--- Goal ---
Scan the entries below and extract each line with the word "that" in it.

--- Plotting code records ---
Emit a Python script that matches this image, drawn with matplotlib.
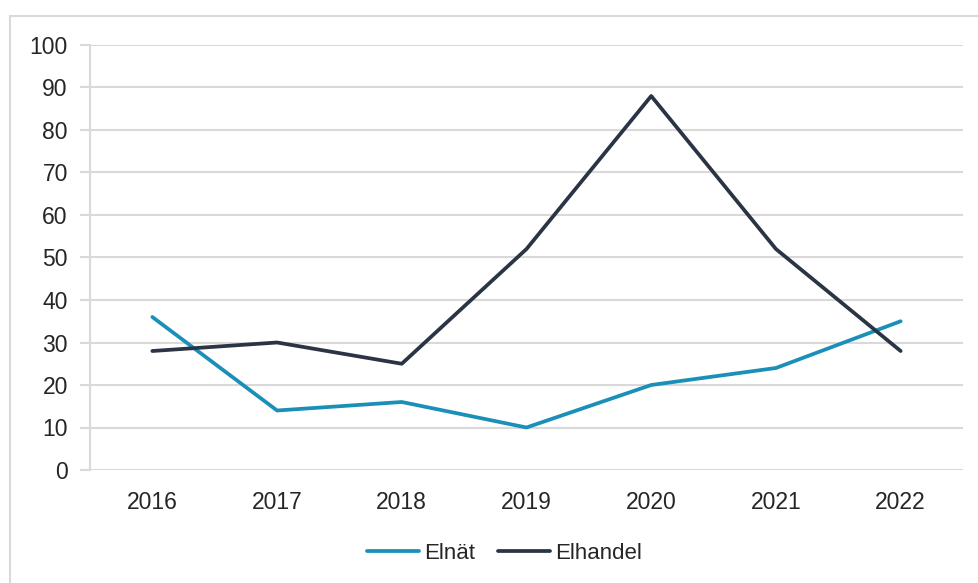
import matplotlib.pyplot as plt
from matplotlib.patches import Rectangle

# Data
years = ['2016', '2017', '2018', '2019', '2020', '2021', '2022']
elnat = [36, 14, 16, 10, 20, 24, 35]
elhandel = [28, 30, 25, 52, 88, 52, 28]

grid_col = '#D9D9D9'

plt.rcParams['font.family'] = ['Liberation Sans', 'DejaVu Sans']

fig = plt.figure(figsize=(9.79, 5.83), dpi=100)
ax = fig.add_axes([90 / 979, 113 / 583, 873 / 979, 425 / 583])

# outer chart border
fig.patches.append(Rectangle((10 / 979, -0.01), 1.0, (583 - 16) / 583 + 0.01,
                             transform=fig.transFigure, fill=False,
                             edgecolor=grid_col, linewidth=1.5))

x = range(len(years))
ax.plot(x, elnat, color='#1A8FB8', lw=2.7, solid_capstyle='round', label='Elnät', zorder=3)
ax.plot(x, elhandel, color='#2B3445', lw=2.7, solid_capstyle='round', label='Elhandel', zorder=3)

ax.set_xlim(-0.5, len(years) - 0.5)
ax.set_ylim(0, 100)
ax.set_yticks(range(0, 101, 10))
ax.set_xticks(list(x))
ax.set_xticklabels(years)

ax.grid(axis='y', color=grid_col, lw=1.5)
ax.set_axisbelow(True)
for s in ['top', 'right', 'bottom']:
    ax.spines[s].set_visible(False)
ax.spines['left'].set_color(grid_col)
ax.spines['left'].set_linewidth(1.5)

ax.tick_params(axis='y', length=7, width=1.5, color=grid_col, labelsize=16.5,
               labelcolor='#262626', pad=9)
ax.tick_params(axis='x', length=0, labelsize=16.5, labelcolor='#262626', pad=15)

leg = ax.legend(loc='upper center', bbox_to_anchor=(0.475, -0.125), ncol=2,
                frameon=False, fontsize=16, handlelength=2.3, handletextpad=0.25,
                columnspacing=1.05)
for t in leg.get_texts():
    t.set_color('#262626')

fig.savefig('out.png', dpi=100)
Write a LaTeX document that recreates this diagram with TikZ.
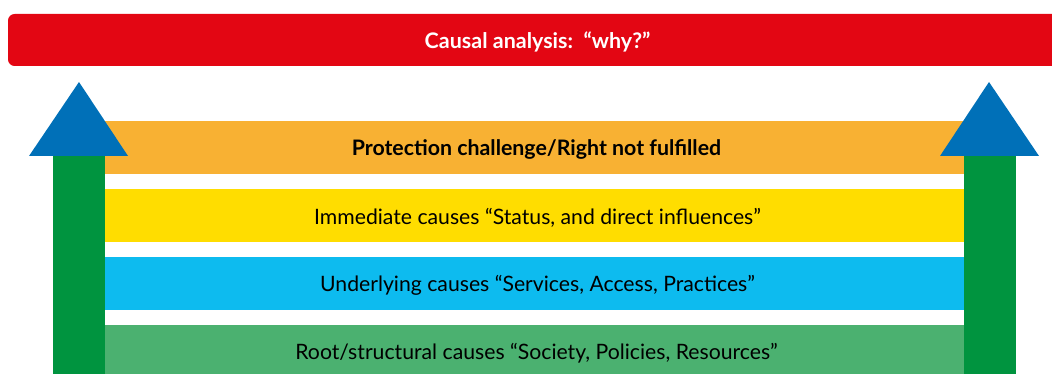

--- Output of the exercise ---
Emit a Python script that matches this image, drawn with matplotlib.
Write a LaTeX document that recreates this diagram with TikZ.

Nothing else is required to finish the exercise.